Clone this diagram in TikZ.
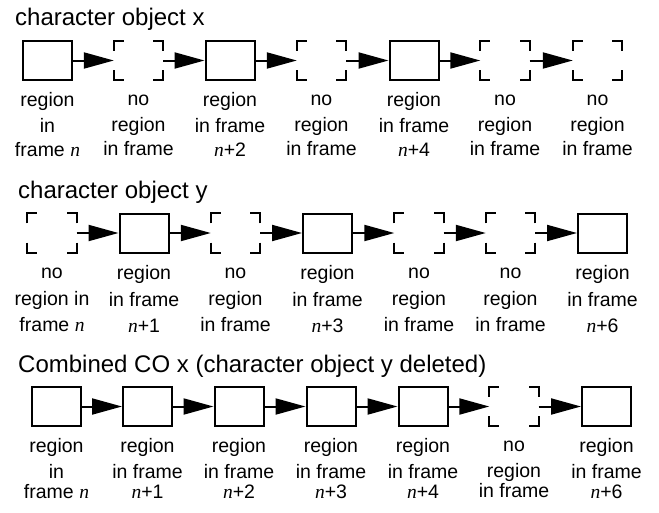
\documentclass[tikz,border=0pt]{standalone}
\usepackage{fontspec}
\setmainfont{Liberation Sans}
\newfontfamily\serifn{Liberation Serif}
\usetikzlibrary{arrows.meta}
\newcommand{\nn}{{\serifn\itshape n}}
\newcommand{\labs}[4]{\path (#1.south) +(0,\oa) node[lbl] (#1-l1) {#2} +(0,\ob) node[lbl] (#1-l2) {#3} +(0,\oc) node[lbl] (#1-l3) {#4};}
\newcommand{\corners}[1]{%
  \draw[corner] ([yshift=-10pt]#1.north west) |- ([xshift=10pt]#1.north west);
  \draw[corner] ([yshift=-10pt]#1.north east) |- ([xshift=-10pt]#1.north east);
  \draw[corner] ([yshift=10pt]#1.south west) |- ([xshift=10pt]#1.south west);
  \draw[corner] ([yshift=10pt]#1.south east) |- ([xshift=-10pt]#1.south east);}
\begin{document}
\begin{tikzpicture}[x=1pt,y=-1pt,
  box/.style={draw, line width=2pt, minimum width=49pt, minimum height=39pt, inner sep=0pt},
  nobox/.style={minimum width=49pt, minimum height=39pt, inner sep=0pt},
  link/.style={line width=2pt, -{Triangle[length=30pt,width=16pt]}},
  title/.style={anchor=base west, inner sep=0pt, font=\fontsize{24}{28}\selectfont},
  lbl/.style={anchor=base, inner sep=0pt, font=\fontsize{19.5}{24}\selectfont},
  corner/.style={line width=2pt}
]
\useasboundingbox (0,0) rectangle (659,512);

% ---------- row 1 ----------
\node[title] (t1) at (15,25) {character object x};
\node[box]   (a1) at (47.5,60.5) {};
\node[nobox] (a2) at (138.5,60.5) {};
\node[box]   (a3) at (230,60.5) {};
\node[nobox] (a4) at (321.5,60.5) {};
\node[box]   (a5) at (414,60.5) {};
\node[nobox] (a6) at (505,60.5) {};
\node[nobox] (a7) at (597.5,60.5) {};
\foreach \n in {a2,a4,a6,a7} {\corners{\n}}
\draw[link] (a1) -- (a2);
\draw[link] (a2) -- (a3);
\draw[link] (a3) -- (a4);
\draw[link] (a4) -- (a5);
\draw[link] (a5) -- (a6);
\draw[link] (a6) -- (a7);
\def\oa{25}\def\ob{51}\def\oc{75}
\labs{a1}{region}{in}{frame \nn}
\labs{a2}{no}{region}{in frame}
\labs{a3}{region}{in frame}{\nn+2}
\labs{a4}{no}{region}{in frame}
\labs{a5}{region}{in frame}{\nn+4}
\labs{a6}{no}{region}{in frame}
\labs{a7}{no}{region}{in frame}

% ---------- row 2 ----------
\node[title] (t2) at (18,198) {character object y};
\node[nobox] (b1) at (52,233) {};
\node[box]   (b2) at (144,233) {};
\node[nobox] (b3) at (235.5,233) {};
\node[box]   (b4) at (327.5,233) {};
\node[nobox] (b5) at (419,233) {};
\node[nobox] (b6) at (510.5,233) {};
\node[box]   (b7) at (602.5,233) {};
\foreach \n in {b1,b3,b5,b6} {\corners{\n}}
\draw[link] (b1) -- (b2);
\draw[link] (b2) -- (b3);
\draw[link] (b3) -- (b4);
\draw[link] (b4) -- (b5);
\draw[link] (b5) -- (b6);
\draw[link] (b6) -- (b7);
\def\oa{26}\def\ob{53}\def\oc{79}
\labs{b1}{no}{region in}{frame \nn}
\labs{b2}{region}{in frame}{\nn+1}
\labs{b3}{no}{region}{in frame}
\labs{b4}{region}{in frame}{\nn+3}
\labs{b5}{no}{region}{in frame}
\labs{b6}{no}{region}{in frame}
\labs{b7}{region}{in frame}{\nn+6}

% ---------- row 3 ----------
\node[title] (t3) at (18,372) {Combined CO x (character object y deleted)};
\node[box]   (c1) at (56.5,406.5) {};
\node[box]   (c2) at (147.5,406.5) {};
\node[box]   (c3) at (239,406.5) {};
\node[box]   (c4) at (331,406.5) {};
\node[box]   (c5) at (423,406.5) {};
\node[nobox] (c6) at (514,406.5) {};
\node[box]   (c7) at (606.5,406.5) {};
\corners{c6}
\draw[link] (c1) -- (c2);
\draw[link] (c2) -- (c3);
\draw[link] (c3) -- (c4);
\draw[link] (c4) -- (c5);
\draw[link] (c5) -- (c6);
\draw[link] (c6) -- (c7);
\def\oa{25}\def\ob{51}\def\oc{71}
\labs{c1}{region}{in}{frame \nn}
\labs{c2}{region}{in frame}{\nn+1}
\labs{c3}{region}{in frame}{\nn+2}
\labs{c4}{region}{in frame}{\nn+3}
\labs{c5}{region}{in frame}{\nn+4}
\labs{c6}{no}{region}{in frame}
\labs{c7}{region}{in frame}{\nn+6}
\end{tikzpicture}
\end{document}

□ □ □ □ □

▶ Aim of the task
Leave the images out and output the remaining material exactly as it stands.

▶ Solution to the exercise
Clone this diagram in TikZ.
\documentclass[tikz,border=0pt]{standalone}
\usepackage{fontspec}
\setmainfont{Liberation Sans}
\newfontfamily\serifn{Liberation Serif}
\usetikzlibrary{arrows.meta}
\newcommand{\nn}{{\serifn\itshape n}}
\newcommand{\labs}[4]{\path (#1.south) +(0,\oa) node[lbl] (#1-l1) {#2} +(0,\ob) node[lbl] (#1-l2) {#3} +(0,\oc) node[lbl] (#1-l3) {#4};}
\newcommand{\corners}[1]{%
  \draw[corner] ([yshift=-10pt]#1.north west) |- ([xshift=10pt]#1.north west);
  \draw[corner] ([yshift=-10pt]#1.north east) |- ([xshift=-10pt]#1.north east);
  \draw[corner] ([yshift=10pt]#1.south west) |- ([xshift=10pt]#1.south west);
  \draw[corner] ([yshift=10pt]#1.south east) |- ([xshift=-10pt]#1.south east);}
\begin{document}
\begin{tikzpicture}[x=1pt,y=-1pt,
  box/.style={draw, line width=2pt, minimum width=49pt, minimum height=39pt, inner sep=0pt},
  nobox/.style={minimum width=49pt, minimum height=39pt, inner sep=0pt},
  link/.style={line width=2pt, -{Triangle[length=30pt,width=16pt]}},
  title/.style={anchor=base west, inner sep=0pt, font=\fontsize{24}{28}\selectfont},
  lbl/.style={anchor=base, inner sep=0pt, font=\fontsize{19.5}{24}\selectfont},
  corner/.style={line width=2pt}
]
\useasboundingbox (0,0) rectangle (659,512);

% ---------- row 1 ----------
\node[title] (t1) at (15,25) {character object x};
\node[box]   (a1) at (47.5,60.5) {};
\node[nobox] (a2) at (138.5,60.5) {};
\node[box]   (a3) at (230,60.5) {};
\node[nobox] (a4) at (321.5,60.5) {};
\node[box]   (a5) at (414,60.5) {};
\node[nobox] (a6) at (505,60.5) {};
\node[nobox] (a7) at (597.5,60.5) {};
\foreach \n in {a2,a4,a6,a7} {\corners{\n}}
\draw[link] (a1) -- (a2);
\draw[link] (a2) -- (a3);
\draw[link] (a3) -- (a4);
\draw[link] (a4) -- (a5);
\draw[link] (a5) -- (a6);
\draw[link] (a6) -- (a7);
\def\oa{25}\def\ob{51}\def\oc{75}
\labs{a1}{region}{in}{frame \nn}
\labs{a2}{no}{region}{in frame}
\labs{a3}{region}{in frame}{\nn+2}
\labs{a4}{no}{region}{in frame}
\labs{a5}{region}{in frame}{\nn+4}
\labs{a6}{no}{region}{in frame}
\labs{a7}{no}{region}{in frame}

% ---------- row 2 ----------
\node[title] (t2) at (18,198) {character object y};
\node[nobox] (b1) at (52,233) {};
\node[box]   (b2) at (144,233) {};
\node[nobox] (b3) at (235.5,233) {};
\node[box]   (b4) at (327.5,233) {};
\node[nobox] (b5) at (419,233) {};
\node[nobox] (b6) at (510.5,233) {};
\node[box]   (b7) at (602.5,233) {};
\foreach \n in {b1,b3,b5,b6} {\corners{\n}}
\draw[link] (b1) -- (b2);
\draw[link] (b2) -- (b3);
\draw[link] (b3) -- (b4);
\draw[link] (b4) -- (b5);
\draw[link] (b5) -- (b6);
\draw[link] (b6) -- (b7);
\def\oa{26}\def\ob{53}\def\oc{79}
\labs{b1}{no}{region in}{frame \nn}
\labs{b2}{region}{in frame}{\nn+1}
\labs{b3}{no}{region}{in frame}
\labs{b4}{region}{in frame}{\nn+3}
\labs{b5}{no}{region}{in frame}
\labs{b6}{no}{region}{in frame}
\labs{b7}{region}{in frame}{\nn+6}

% ---------- row 3 ----------
\node[title] (t3) at (18,372) {Combined CO x (character object y deleted)};
\node[box]   (c1) at (56.5,406.5) {};
\node[box]   (c2) at (147.5,406.5) {};
\node[box]   (c3) at (239,406.5) {};
\node[box]   (c4) at (331,406.5) {};
\node[box]   (c5) at (423,406.5) {};
\node[nobox] (c6) at (514,406.5) {};
\node[box]   (c7) at (606.5,406.5) {};
\corners{c6}
\draw[link] (c1) -- (c2);
\draw[link] (c2) -- (c3);
\draw[link] (c3) -- (c4);
\draw[link] (c4) -- (c5);
\draw[link] (c5) -- (c6);
\draw[link] (c6) -- (c7);
\def\oa{25}\def\ob{51}\def\oc{71}
\labs{c1}{region}{in}{frame \nn}
\labs{c2}{region}{in frame}{\nn+1}
\labs{c3}{region}{in frame}{\nn+2}
\labs{c4}{region}{in frame}{\nn+3}
\labs{c5}{region}{in frame}{\nn+4}
\labs{c6}{no}{region}{in frame}
\labs{c7}{region}{in frame}{\nn+6}
\end{tikzpicture}
\end{document}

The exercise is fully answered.